Nothing in the data should change when you return it, but leave the pictures out.

——————————

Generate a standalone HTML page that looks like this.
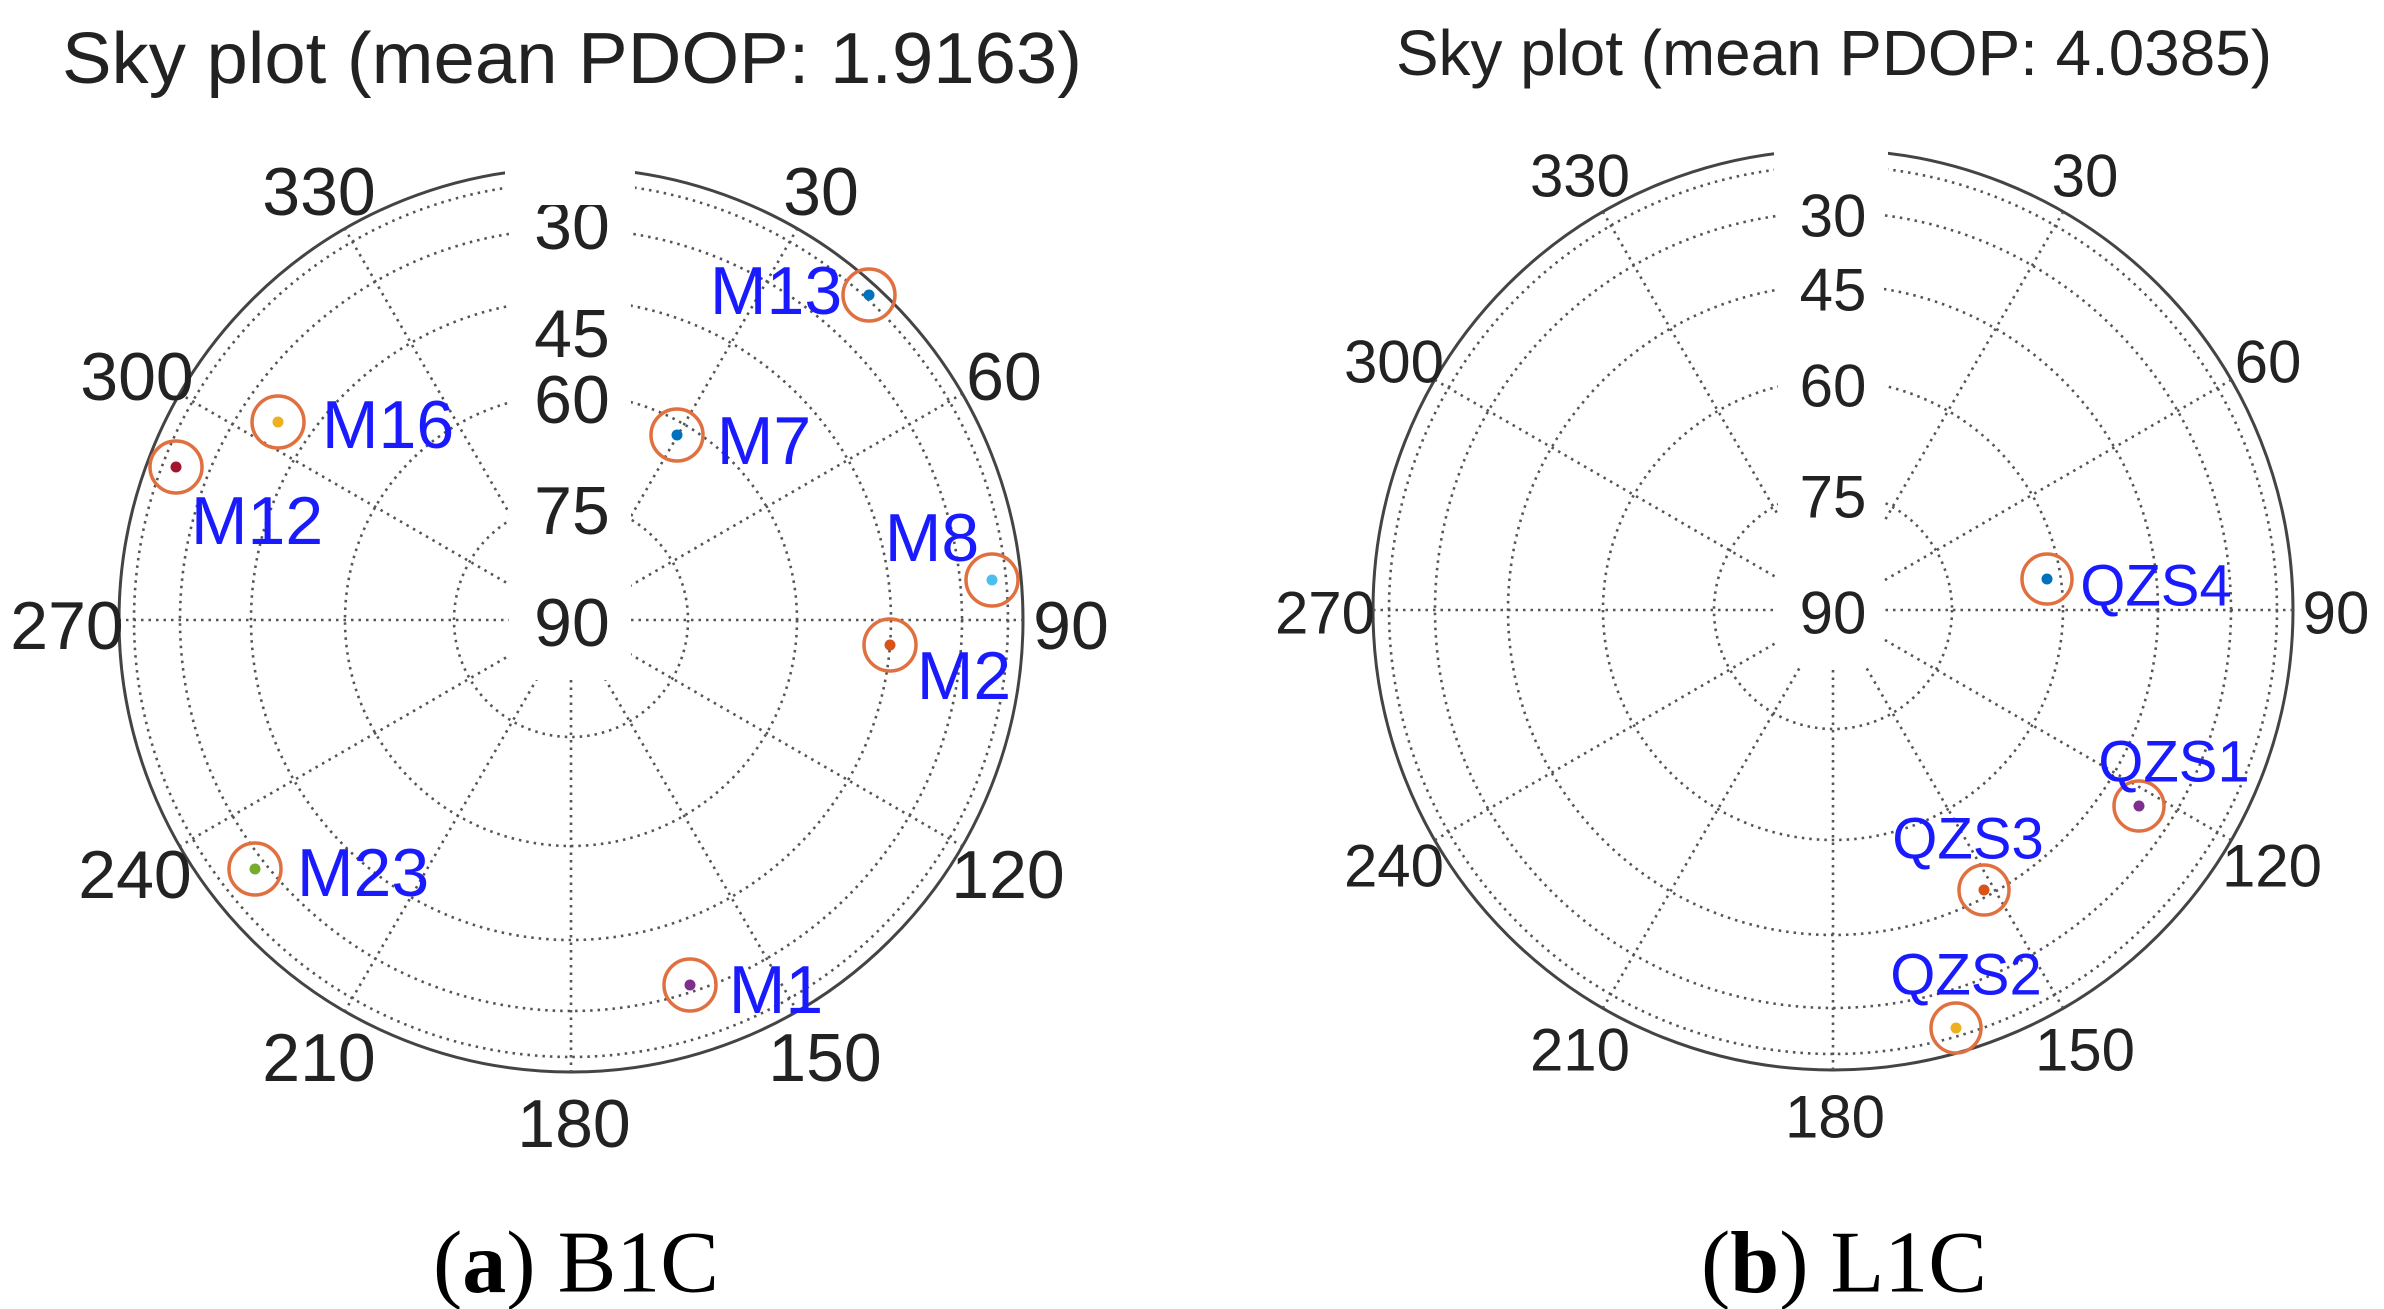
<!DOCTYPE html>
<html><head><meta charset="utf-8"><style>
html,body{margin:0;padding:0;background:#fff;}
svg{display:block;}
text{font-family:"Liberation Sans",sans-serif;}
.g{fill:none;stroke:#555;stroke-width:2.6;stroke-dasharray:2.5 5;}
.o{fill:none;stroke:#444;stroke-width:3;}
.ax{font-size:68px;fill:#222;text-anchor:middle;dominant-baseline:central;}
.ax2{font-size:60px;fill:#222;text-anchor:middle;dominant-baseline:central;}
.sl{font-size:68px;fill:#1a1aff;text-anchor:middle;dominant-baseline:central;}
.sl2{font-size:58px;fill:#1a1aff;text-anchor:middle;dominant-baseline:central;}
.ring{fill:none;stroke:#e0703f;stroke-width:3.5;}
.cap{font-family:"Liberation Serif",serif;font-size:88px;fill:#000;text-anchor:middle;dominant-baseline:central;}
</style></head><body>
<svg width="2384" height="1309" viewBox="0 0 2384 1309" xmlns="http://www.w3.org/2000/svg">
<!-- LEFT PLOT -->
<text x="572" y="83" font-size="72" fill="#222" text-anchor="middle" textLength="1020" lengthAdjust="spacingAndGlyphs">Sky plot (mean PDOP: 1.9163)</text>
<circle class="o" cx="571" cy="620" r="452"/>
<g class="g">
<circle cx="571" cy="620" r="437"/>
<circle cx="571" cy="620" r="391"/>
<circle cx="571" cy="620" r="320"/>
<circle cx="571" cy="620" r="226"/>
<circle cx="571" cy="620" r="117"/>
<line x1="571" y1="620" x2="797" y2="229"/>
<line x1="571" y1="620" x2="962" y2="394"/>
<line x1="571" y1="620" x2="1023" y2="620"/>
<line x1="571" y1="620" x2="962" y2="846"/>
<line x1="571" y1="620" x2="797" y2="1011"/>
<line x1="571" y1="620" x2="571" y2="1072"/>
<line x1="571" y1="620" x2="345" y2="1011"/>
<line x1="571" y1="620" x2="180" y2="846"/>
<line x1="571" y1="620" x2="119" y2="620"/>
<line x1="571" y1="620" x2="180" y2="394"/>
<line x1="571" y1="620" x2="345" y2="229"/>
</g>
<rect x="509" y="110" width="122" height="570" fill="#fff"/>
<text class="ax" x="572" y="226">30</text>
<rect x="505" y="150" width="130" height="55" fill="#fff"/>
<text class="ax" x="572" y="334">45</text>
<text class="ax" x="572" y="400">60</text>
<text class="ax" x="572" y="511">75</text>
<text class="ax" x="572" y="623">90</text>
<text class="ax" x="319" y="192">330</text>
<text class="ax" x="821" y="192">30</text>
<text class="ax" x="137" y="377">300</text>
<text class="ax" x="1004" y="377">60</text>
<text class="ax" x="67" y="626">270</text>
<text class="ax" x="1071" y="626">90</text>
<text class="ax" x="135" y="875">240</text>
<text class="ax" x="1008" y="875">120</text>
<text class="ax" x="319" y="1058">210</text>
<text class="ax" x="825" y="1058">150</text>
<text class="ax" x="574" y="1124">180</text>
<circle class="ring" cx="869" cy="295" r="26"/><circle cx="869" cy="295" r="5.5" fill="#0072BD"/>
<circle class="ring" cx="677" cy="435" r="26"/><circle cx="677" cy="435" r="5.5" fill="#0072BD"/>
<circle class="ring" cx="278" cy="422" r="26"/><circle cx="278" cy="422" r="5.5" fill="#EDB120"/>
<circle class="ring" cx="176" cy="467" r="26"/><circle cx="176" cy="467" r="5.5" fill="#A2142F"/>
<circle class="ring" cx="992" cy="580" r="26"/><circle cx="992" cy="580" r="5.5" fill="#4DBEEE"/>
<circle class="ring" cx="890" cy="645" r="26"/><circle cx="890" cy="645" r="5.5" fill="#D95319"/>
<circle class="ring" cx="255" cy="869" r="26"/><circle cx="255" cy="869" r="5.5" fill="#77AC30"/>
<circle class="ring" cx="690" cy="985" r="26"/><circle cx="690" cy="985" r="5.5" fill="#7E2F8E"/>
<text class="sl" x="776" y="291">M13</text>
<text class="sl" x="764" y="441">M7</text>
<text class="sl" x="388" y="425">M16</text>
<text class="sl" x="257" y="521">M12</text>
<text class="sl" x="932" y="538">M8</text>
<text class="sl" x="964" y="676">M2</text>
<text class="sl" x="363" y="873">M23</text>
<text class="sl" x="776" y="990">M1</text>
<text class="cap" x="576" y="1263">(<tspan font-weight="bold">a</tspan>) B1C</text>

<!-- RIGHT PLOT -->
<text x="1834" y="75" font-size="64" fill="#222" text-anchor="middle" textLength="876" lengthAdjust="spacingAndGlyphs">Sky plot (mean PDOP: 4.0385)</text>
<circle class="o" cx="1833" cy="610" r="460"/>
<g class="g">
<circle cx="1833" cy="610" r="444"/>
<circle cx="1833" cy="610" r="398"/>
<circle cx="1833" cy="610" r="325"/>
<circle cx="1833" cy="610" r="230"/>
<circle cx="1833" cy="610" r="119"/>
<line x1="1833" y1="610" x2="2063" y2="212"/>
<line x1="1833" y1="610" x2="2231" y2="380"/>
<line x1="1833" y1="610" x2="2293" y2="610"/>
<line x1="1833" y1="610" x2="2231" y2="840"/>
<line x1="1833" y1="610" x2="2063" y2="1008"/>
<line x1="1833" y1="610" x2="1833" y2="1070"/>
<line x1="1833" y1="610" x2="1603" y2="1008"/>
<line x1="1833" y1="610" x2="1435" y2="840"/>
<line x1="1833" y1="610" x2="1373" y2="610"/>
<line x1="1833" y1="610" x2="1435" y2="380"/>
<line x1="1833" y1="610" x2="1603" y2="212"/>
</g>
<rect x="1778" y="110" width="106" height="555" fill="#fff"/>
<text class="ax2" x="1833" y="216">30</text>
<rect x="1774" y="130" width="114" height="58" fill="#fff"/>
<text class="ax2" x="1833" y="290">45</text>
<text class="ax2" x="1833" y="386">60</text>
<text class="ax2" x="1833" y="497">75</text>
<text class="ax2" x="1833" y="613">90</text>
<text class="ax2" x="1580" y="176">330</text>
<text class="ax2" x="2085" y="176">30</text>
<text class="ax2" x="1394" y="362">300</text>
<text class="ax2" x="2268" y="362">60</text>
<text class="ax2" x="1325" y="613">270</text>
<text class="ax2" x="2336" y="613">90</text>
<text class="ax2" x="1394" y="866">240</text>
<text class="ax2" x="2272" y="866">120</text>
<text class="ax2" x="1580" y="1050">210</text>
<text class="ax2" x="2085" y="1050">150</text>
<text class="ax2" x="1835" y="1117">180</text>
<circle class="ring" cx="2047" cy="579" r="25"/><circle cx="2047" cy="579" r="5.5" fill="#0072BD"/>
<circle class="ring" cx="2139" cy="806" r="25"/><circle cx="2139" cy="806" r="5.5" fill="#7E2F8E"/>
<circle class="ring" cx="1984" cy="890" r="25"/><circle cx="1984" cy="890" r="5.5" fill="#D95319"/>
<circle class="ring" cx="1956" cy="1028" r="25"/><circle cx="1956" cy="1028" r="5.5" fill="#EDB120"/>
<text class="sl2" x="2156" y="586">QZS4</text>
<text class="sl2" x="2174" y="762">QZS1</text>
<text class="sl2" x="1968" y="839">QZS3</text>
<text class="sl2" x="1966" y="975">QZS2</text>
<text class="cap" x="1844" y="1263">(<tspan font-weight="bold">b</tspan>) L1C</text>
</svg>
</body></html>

——————————

**REPLY:**
Generate a standalone HTML page that looks like this.
<!DOCTYPE html>
<html><head><meta charset="utf-8"><style>
html,body{margin:0;padding:0;background:#fff;}
svg{display:block;}
text{font-family:"Liberation Sans",sans-serif;}
.g{fill:none;stroke:#555;stroke-width:2.6;stroke-dasharray:2.5 5;}
.o{fill:none;stroke:#444;stroke-width:3;}
.ax{font-size:68px;fill:#222;text-anchor:middle;dominant-baseline:central;}
.ax2{font-size:60px;fill:#222;text-anchor:middle;dominant-baseline:central;}
.sl{font-size:68px;fill:#1a1aff;text-anchor:middle;dominant-baseline:central;}
.sl2{font-size:58px;fill:#1a1aff;text-anchor:middle;dominant-baseline:central;}
.ring{fill:none;stroke:#e0703f;stroke-width:3.5;}
.cap{font-family:"Liberation Serif",serif;font-size:88px;fill:#000;text-anchor:middle;dominant-baseline:central;}
</style></head><body>
<svg width="2384" height="1309" viewBox="0 0 2384 1309" xmlns="http://www.w3.org/2000/svg">
<!-- LEFT PLOT -->
<text x="572" y="83" font-size="72" fill="#222" text-anchor="middle" textLength="1020" lengthAdjust="spacingAndGlyphs">Sky plot (mean PDOP: 1.9163)</text>
<circle class="o" cx="571" cy="620" r="452"/>
<g class="g">
<circle cx="571" cy="620" r="437"/>
<circle cx="571" cy="620" r="391"/>
<circle cx="571" cy="620" r="320"/>
<circle cx="571" cy="620" r="226"/>
<circle cx="571" cy="620" r="117"/>
<line x1="571" y1="620" x2="797" y2="229"/>
<line x1="571" y1="620" x2="962" y2="394"/>
<line x1="571" y1="620" x2="1023" y2="620"/>
<line x1="571" y1="620" x2="962" y2="846"/>
<line x1="571" y1="620" x2="797" y2="1011"/>
<line x1="571" y1="620" x2="571" y2="1072"/>
<line x1="571" y1="620" x2="345" y2="1011"/>
<line x1="571" y1="620" x2="180" y2="846"/>
<line x1="571" y1="620" x2="119" y2="620"/>
<line x1="571" y1="620" x2="180" y2="394"/>
<line x1="571" y1="620" x2="345" y2="229"/>
</g>
<rect x="509" y="110" width="122" height="570" fill="#fff"/>
<text class="ax" x="572" y="226">30</text>
<rect x="505" y="150" width="130" height="55" fill="#fff"/>
<text class="ax" x="572" y="334">45</text>
<text class="ax" x="572" y="400">60</text>
<text class="ax" x="572" y="511">75</text>
<text class="ax" x="572" y="623">90</text>
<text class="ax" x="319" y="192">330</text>
<text class="ax" x="821" y="192">30</text>
<text class="ax" x="137" y="377">300</text>
<text class="ax" x="1004" y="377">60</text>
<text class="ax" x="67" y="626">270</text>
<text class="ax" x="1071" y="626">90</text>
<text class="ax" x="135" y="875">240</text>
<text class="ax" x="1008" y="875">120</text>
<text class="ax" x="319" y="1058">210</text>
<text class="ax" x="825" y="1058">150</text>
<text class="ax" x="574" y="1124">180</text>
<circle class="ring" cx="869" cy="295" r="26"/><circle cx="869" cy="295" r="5.5" fill="#0072BD"/>
<circle class="ring" cx="677" cy="435" r="26"/><circle cx="677" cy="435" r="5.5" fill="#0072BD"/>
<circle class="ring" cx="278" cy="422" r="26"/><circle cx="278" cy="422" r="5.5" fill="#EDB120"/>
<circle class="ring" cx="176" cy="467" r="26"/><circle cx="176" cy="467" r="5.5" fill="#A2142F"/>
<circle class="ring" cx="992" cy="580" r="26"/><circle cx="992" cy="580" r="5.5" fill="#4DBEEE"/>
<circle class="ring" cx="890" cy="645" r="26"/><circle cx="890" cy="645" r="5.5" fill="#D95319"/>
<circle class="ring" cx="255" cy="869" r="26"/><circle cx="255" cy="869" r="5.5" fill="#77AC30"/>
<circle class="ring" cx="690" cy="985" r="26"/><circle cx="690" cy="985" r="5.5" fill="#7E2F8E"/>
<text class="sl" x="776" y="291">M13</text>
<text class="sl" x="764" y="441">M7</text>
<text class="sl" x="388" y="425">M16</text>
<text class="sl" x="257" y="521">M12</text>
<text class="sl" x="932" y="538">M8</text>
<text class="sl" x="964" y="676">M2</text>
<text class="sl" x="363" y="873">M23</text>
<text class="sl" x="776" y="990">M1</text>
<text class="cap" x="576" y="1263">(<tspan font-weight="bold">a</tspan>) B1C</text>

<!-- RIGHT PLOT -->
<text x="1834" y="75" font-size="64" fill="#222" text-anchor="middle" textLength="876" lengthAdjust="spacingAndGlyphs">Sky plot (mean PDOP: 4.0385)</text>
<circle class="o" cx="1833" cy="610" r="460"/>
<g class="g">
<circle cx="1833" cy="610" r="444"/>
<circle cx="1833" cy="610" r="398"/>
<circle cx="1833" cy="610" r="325"/>
<circle cx="1833" cy="610" r="230"/>
<circle cx="1833" cy="610" r="119"/>
<line x1="1833" y1="610" x2="2063" y2="212"/>
<line x1="1833" y1="610" x2="2231" y2="380"/>
<line x1="1833" y1="610" x2="2293" y2="610"/>
<line x1="1833" y1="610" x2="2231" y2="840"/>
<line x1="1833" y1="610" x2="2063" y2="1008"/>
<line x1="1833" y1="610" x2="1833" y2="1070"/>
<line x1="1833" y1="610" x2="1603" y2="1008"/>
<line x1="1833" y1="610" x2="1435" y2="840"/>
<line x1="1833" y1="610" x2="1373" y2="610"/>
<line x1="1833" y1="610" x2="1435" y2="380"/>
<line x1="1833" y1="610" x2="1603" y2="212"/>
</g>
<rect x="1778" y="110" width="106" height="555" fill="#fff"/>
<text class="ax2" x="1833" y="216">30</text>
<rect x="1774" y="130" width="114" height="58" fill="#fff"/>
<text class="ax2" x="1833" y="290">45</text>
<text class="ax2" x="1833" y="386">60</text>
<text class="ax2" x="1833" y="497">75</text>
<text class="ax2" x="1833" y="613">90</text>
<text class="ax2" x="1580" y="176">330</text>
<text class="ax2" x="2085" y="176">30</text>
<text class="ax2" x="1394" y="362">300</text>
<text class="ax2" x="2268" y="362">60</text>
<text class="ax2" x="1325" y="613">270</text>
<text class="ax2" x="2336" y="613">90</text>
<text class="ax2" x="1394" y="866">240</text>
<text class="ax2" x="2272" y="866">120</text>
<text class="ax2" x="1580" y="1050">210</text>
<text class="ax2" x="2085" y="1050">150</text>
<text class="ax2" x="1835" y="1117">180</text>
<circle class="ring" cx="2047" cy="579" r="25"/><circle cx="2047" cy="579" r="5.5" fill="#0072BD"/>
<circle class="ring" cx="2139" cy="806" r="25"/><circle cx="2139" cy="806" r="5.5" fill="#7E2F8E"/>
<circle class="ring" cx="1984" cy="890" r="25"/><circle cx="1984" cy="890" r="5.5" fill="#D95319"/>
<circle class="ring" cx="1956" cy="1028" r="25"/><circle cx="1956" cy="1028" r="5.5" fill="#EDB120"/>
<text class="sl2" x="2156" y="586">QZS4</text>
<text class="sl2" x="2174" y="762">QZS1</text>
<text class="sl2" x="1968" y="839">QZS3</text>
<text class="sl2" x="1966" y="975">QZS2</text>
<text class="cap" x="1844" y="1263">(<tspan font-weight="bold">b</tspan>) L1C</text>
</svg>
</body></html>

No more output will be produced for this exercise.